The symptoms described were simple, aches and pains constantly all over the body restricting all movement and requiring frequent attention throughout the day. This made the woman- it was always a woman- unable to work, so entitled to incapacity benefit or income support, and because she needed care entitled to disability living allowance.
I can’t remember how many of them got the benefit. We chucked them at the tribunal, in the hope that some would stick. Many had Dr D. for a GP. He saw anyone who dropped in, rather than giving appointments, and disappointed his more articulate patients: one said to me, “He had his prescription pad out before I sat down”. He would for our standard fee of £50 write that his patient could not walk fifty yards, could not stand for ten minutes, needed help up from a chair, etc, but give no details of why beyond a bare diagnosis which was often merely “bodyache”, and so though we argued “The GP knows his patient far better than someone who examines her for the first time, for ten minutes” the evidence was of little value.
One ritual I saw over and over was the child or child-in-law encouraging the woman as she painstakingly traced out BIBI or BEGUM on the consent form, so we could write to the GP. Sometimes, organisations would insist on original consent forms rather than photocopies, so this had to happen more than once.
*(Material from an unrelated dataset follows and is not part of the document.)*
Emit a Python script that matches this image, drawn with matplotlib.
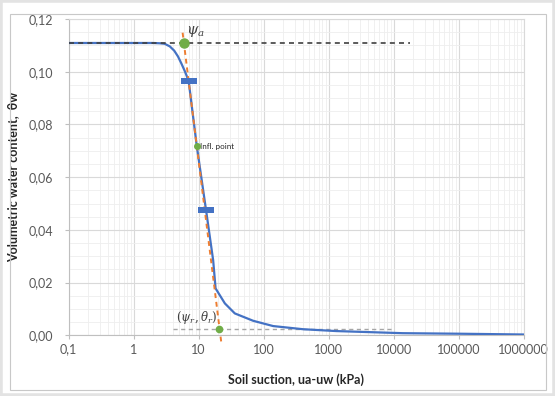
import numpy as np
import matplotlib.pyplot as plt
from matplotlib.patches import Rectangle
from matplotlib.ticker import FixedLocator, FuncFormatter, NullFormatter

plt.rcParams['font.family'] = ['Lato', 'DejaVu Sans']
plt.rcParams['mathtext.fontset'] = 'dejavuserif'

# SWCC curve
suction = [0.1, 0.5, 1, 2, 2.5, 3.0, 3.6, 4.2, 4.8, 5.4, 6.1, 7.0, 9.35, 13.0, 16.7, 18.2,
           25.3, 36, 69, 140, 405, 1320, 13800, 100000, 1000000]
theta = [0.1109, 0.1109, 0.1109, 0.1109, 0.1108, 0.1106, 0.1096, 0.1080, 0.1058, 0.1032,
         0.1003, 0.0966, 0.0718, 0.0474, 0.0285, 0.0178,
         0.0121, 0.0083, 0.0055, 0.0035, 0.0023, 0.0016, 0.0008, 0.0006, 0.0003]

# tangent through the inflection point
tan_x = [5.66, 22.2]
tan_y = [0.1148, -0.0024]

# saturated / residual levels
sat_x = [0.1, 18000]
sat_y = [0.1109, 0.1109]
res_x = [4.0, 10000]
res_y = [0.0023, 0.0023]

# special points
psi_a = (6.0, 0.1109)
infl = (9.35, 0.0718)
psi_r = (20.5, 0.0023)
bars_x = [7.0, 13.0]
bars_y = [0.0966, 0.0474]

x_ticks = [0.1, 1, 10, 100, 1000, 10000, 100000, 1000000]
x_labels = ['0,1', '1', '10', '100', '1000', '10000', '100000', '1000000']
y_ticks = [0.0, 0.02, 0.04, 0.06, 0.08, 0.10, 0.12]

fig = plt.figure(figsize=(5.55, 3.96), dpi=100)
fig.patch.set_facecolor('white')
fig.add_artist(Rectangle((0, 0), 1, 1, transform=fig.transFigure, fill=False,
                         edgecolor='#e3e3e3', linewidth=4))
fig.add_artist(Rectangle((0.018, 0.0152), 0.9658, 0.9494, transform=fig.transFigure,
                         fill=False, edgecolor='#c8c8c8', linewidth=0.8))

ax = fig.add_axes([0.1238, 0.1533, 0.8196, 0.7987])
ax.set_xscale('log')
ax.set_xlim(0.1, 1000000)
ax.set_ylim(0, 0.12)

ax.grid(True, which='major', color='#d9d9d9', linewidth=0.8)
ax.grid(True, which='minor', color='#eeeeee', linewidth=0.6)
ax.set_axisbelow(True)

ax.xaxis.set_major_locator(FixedLocator(x_ticks))
ax.xaxis.set_major_formatter(FuncFormatter(lambda v, p: x_labels[x_ticks.index(v)] if v in x_ticks else ''))
ax.xaxis.set_minor_formatter(NullFormatter())
ax.yaxis.set_major_locator(FixedLocator(y_ticks))
ax.yaxis.set_minor_locator(FixedLocator(np.arange(0, 0.1201, 0.005)))
ax.yaxis.set_major_formatter(FuncFormatter(lambda v, p: ('%.2f' % v).replace('.', ',')))

ax.tick_params(which='minor', length=0)
ax.tick_params(axis='y', which='major', length=3, width=0.8, color='#bfbfbf', pad=8,
               labelsize=9, labelcolor='#595959')
ax.tick_params(axis='x', which='major', length=3, width=0.8, color='#bfbfbf', pad=3,
               labelsize=9, labelcolor='#595959')
for s in ax.spines.values():
    s.set_color('#d9d9d9')
    s.set_linewidth(0.8)
ax.spines['left'].set_color('#bfbfbf')
ax.spines['bottom'].set_color('#bfbfbf')

ax.plot(suction, theta, color='#4472c4', linewidth=1.6, zorder=4)
ax.plot(sat_x, sat_y, color='#404040', linestyle=(0, (3, 2.5)), linewidth=1.2, zorder=5)
ax.plot(res_x, res_y, color='#a6a6a6', linestyle=(0, (3, 2.5)), linewidth=1.0, zorder=3)
ax.plot(tan_x, tan_y, color='#ed7d31', linestyle=(0, (2.5, 2)), linewidth=1.4, zorder=5,
        clip_on=False)

bar = [(-1, -0.31), (1, -0.31), (1, 0.31), (-1, 0.31), (-1, -0.31)]
ax.plot(bars_x, bars_y, linestyle='none', marker=bar, markersize=12,
        color='#4472c4', markeredgewidth=0, zorder=6)

ax.plot(*psi_a, 'o', color='#70ad47', markersize=6.5, zorder=7)
ax.plot(*infl, 'o', color='#70ad47', markersize=4, zorder=7)
ax.plot(*psi_r, 'o', color='#70ad47', markersize=4.5, zorder=7)

ax.text(6.4, 0.1124, r'$\psi_a$', fontsize=10.5, color='#404040', va='bottom', ha='left')
ax.text(10.6, 0.0718, 'Infl. point', fontsize=5.8, color='#262626', va='center', ha='left')
ax.text(9.4, 0.0066, r'$(\psi_r,\theta_r)$', fontsize=8.5, color='#404040', va='center', ha='center')

ax.set_xlabel('Soil suction, ua-uw (kPa)', fontsize=9, fontweight='bold', color='#262626',
              labelpad=13)
ax.set_ylabel('Volumetric water content,  θw', fontsize=9, fontweight='bold', color='#262626',
              labelpad=7)

plt.savefig('out.png', dpi=100)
It is lawful for the relative to support the wrist, but no further up the hand.
I have no idea how much the woman actually did, at home with family, or whether she actually had the care they claimed.
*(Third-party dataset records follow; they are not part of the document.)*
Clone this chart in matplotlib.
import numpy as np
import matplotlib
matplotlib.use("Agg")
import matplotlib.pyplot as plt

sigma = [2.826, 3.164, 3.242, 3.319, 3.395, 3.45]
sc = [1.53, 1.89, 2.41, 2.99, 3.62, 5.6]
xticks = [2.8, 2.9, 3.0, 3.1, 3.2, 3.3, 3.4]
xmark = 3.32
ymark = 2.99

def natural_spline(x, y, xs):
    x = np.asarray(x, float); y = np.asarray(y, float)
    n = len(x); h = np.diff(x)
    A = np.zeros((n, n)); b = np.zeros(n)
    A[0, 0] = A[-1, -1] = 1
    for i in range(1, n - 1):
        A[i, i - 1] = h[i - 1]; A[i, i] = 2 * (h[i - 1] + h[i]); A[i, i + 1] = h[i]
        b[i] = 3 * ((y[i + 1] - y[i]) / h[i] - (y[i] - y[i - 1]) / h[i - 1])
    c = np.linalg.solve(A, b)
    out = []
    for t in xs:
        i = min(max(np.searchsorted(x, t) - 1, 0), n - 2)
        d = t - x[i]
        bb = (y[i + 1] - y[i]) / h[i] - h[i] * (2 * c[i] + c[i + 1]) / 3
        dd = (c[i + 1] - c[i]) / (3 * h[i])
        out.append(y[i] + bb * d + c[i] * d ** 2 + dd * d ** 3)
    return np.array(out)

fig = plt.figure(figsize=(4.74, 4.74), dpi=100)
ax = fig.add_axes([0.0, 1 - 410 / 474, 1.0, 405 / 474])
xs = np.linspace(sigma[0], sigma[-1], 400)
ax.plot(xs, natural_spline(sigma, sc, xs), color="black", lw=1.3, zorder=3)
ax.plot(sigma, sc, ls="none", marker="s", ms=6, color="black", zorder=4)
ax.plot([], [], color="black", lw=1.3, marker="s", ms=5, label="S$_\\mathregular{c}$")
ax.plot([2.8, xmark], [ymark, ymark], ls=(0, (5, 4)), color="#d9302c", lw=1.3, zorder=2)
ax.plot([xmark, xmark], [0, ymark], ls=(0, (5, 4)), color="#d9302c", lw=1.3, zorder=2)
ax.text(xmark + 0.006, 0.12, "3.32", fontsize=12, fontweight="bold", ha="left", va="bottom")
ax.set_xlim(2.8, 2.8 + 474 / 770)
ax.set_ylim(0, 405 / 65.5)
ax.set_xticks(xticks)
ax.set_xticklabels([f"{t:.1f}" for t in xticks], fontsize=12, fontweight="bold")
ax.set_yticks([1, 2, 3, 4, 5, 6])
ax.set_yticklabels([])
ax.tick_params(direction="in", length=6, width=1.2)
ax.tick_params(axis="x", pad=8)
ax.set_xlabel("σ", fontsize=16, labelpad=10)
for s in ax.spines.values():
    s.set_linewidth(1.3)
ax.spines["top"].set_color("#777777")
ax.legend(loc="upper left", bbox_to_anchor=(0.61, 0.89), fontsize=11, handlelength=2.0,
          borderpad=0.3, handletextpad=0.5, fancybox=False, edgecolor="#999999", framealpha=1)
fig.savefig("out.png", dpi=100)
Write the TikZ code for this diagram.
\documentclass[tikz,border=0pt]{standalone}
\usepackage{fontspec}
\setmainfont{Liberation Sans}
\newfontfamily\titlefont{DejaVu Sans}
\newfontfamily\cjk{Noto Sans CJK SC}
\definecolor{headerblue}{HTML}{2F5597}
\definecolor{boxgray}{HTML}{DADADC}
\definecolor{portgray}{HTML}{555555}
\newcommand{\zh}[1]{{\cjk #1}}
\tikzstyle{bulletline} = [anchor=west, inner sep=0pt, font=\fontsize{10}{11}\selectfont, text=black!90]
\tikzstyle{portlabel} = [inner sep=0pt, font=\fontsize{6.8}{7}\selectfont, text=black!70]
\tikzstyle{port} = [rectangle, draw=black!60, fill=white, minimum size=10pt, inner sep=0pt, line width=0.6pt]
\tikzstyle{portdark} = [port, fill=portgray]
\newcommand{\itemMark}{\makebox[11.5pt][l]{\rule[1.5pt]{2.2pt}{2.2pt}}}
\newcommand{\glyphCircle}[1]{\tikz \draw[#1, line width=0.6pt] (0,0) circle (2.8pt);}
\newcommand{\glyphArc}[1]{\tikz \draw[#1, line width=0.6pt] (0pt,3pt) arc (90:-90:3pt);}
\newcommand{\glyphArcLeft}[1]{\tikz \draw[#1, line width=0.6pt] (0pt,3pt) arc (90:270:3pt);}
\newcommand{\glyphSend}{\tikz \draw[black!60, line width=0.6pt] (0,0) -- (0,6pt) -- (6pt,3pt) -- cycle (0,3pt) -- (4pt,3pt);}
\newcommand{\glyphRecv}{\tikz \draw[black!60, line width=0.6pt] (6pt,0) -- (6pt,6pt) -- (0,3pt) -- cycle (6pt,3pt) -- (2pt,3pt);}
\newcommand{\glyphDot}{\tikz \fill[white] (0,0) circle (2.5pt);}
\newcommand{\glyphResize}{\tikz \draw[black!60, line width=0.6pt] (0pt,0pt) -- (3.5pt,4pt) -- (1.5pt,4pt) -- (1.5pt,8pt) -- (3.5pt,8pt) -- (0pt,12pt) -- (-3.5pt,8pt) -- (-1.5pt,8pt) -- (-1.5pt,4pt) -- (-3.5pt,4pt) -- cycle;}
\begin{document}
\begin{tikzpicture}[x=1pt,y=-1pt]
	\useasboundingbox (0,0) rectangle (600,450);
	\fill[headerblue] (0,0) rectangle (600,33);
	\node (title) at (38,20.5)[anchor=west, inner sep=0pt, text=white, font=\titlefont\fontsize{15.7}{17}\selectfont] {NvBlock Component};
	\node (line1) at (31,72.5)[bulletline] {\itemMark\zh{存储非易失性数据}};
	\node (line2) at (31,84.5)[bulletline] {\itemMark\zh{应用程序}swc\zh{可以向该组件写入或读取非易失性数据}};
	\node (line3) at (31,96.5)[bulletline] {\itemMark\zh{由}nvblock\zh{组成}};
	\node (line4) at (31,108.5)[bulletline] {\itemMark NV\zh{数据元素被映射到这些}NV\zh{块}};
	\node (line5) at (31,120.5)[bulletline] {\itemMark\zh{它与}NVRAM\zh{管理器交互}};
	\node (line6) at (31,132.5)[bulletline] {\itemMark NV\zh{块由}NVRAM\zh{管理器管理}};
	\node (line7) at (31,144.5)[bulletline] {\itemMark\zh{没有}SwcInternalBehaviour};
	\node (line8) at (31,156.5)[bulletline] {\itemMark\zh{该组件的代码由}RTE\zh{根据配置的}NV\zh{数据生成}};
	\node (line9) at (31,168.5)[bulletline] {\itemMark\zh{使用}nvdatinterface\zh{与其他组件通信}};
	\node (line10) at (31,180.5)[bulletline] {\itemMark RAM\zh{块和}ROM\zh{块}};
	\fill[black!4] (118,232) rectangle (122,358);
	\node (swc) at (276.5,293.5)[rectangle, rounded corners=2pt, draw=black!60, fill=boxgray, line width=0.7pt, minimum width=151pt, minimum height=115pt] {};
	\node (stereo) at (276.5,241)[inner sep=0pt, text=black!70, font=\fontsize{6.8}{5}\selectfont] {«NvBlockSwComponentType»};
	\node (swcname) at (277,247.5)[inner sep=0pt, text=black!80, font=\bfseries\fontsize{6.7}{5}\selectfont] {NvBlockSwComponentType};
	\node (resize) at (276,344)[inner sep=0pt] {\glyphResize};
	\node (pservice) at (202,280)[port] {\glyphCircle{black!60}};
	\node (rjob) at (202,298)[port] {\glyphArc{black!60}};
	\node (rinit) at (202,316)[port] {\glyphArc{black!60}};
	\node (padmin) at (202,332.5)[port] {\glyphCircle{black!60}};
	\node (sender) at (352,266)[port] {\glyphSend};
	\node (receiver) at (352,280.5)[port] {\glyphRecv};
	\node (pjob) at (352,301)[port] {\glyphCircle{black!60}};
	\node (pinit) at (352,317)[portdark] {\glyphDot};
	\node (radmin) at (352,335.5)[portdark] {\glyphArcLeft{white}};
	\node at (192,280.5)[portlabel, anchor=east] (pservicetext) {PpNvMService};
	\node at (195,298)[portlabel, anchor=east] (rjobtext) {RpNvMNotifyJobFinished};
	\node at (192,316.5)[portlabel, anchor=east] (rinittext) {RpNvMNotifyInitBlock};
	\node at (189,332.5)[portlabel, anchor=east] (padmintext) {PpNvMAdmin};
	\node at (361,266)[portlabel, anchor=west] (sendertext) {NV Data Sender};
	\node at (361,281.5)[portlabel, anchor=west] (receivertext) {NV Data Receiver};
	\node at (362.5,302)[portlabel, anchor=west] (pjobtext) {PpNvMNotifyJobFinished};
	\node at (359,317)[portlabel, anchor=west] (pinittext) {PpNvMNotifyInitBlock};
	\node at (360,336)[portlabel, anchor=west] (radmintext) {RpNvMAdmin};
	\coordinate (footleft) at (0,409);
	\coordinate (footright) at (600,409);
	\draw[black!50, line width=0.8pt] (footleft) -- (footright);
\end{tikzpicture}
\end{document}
And yet I am happy with my role representing these women, for it was my role to translate what they said into legally effectual claims and appeals and place the available evidence before the tribunal or decision maker. If they had lost recently, I would refuse to appeal again, as I would judge that the likelihood of success was so low that it was not worth my time, but I felt all were entitled to one try, and after a year, perhaps a second. I have no particular record of the proportion of Dr D. bodyache cases who won, but some did.
And I am happy that they would get benefits. “Bodyache” sometimes seemed quite hopeless to me, at least possibly a psychosomatic expression of misery and despair which enabled the person to retreat to her home, stare at the walls, and be looked after. I have no idea of the family life of my clients, who were all individuals, who may have presented a face to me, the careful account of help needed known to mean entitlement to money. I feel few were simple frauds, though; they were doing what they could to better their situation, in the way that they saw.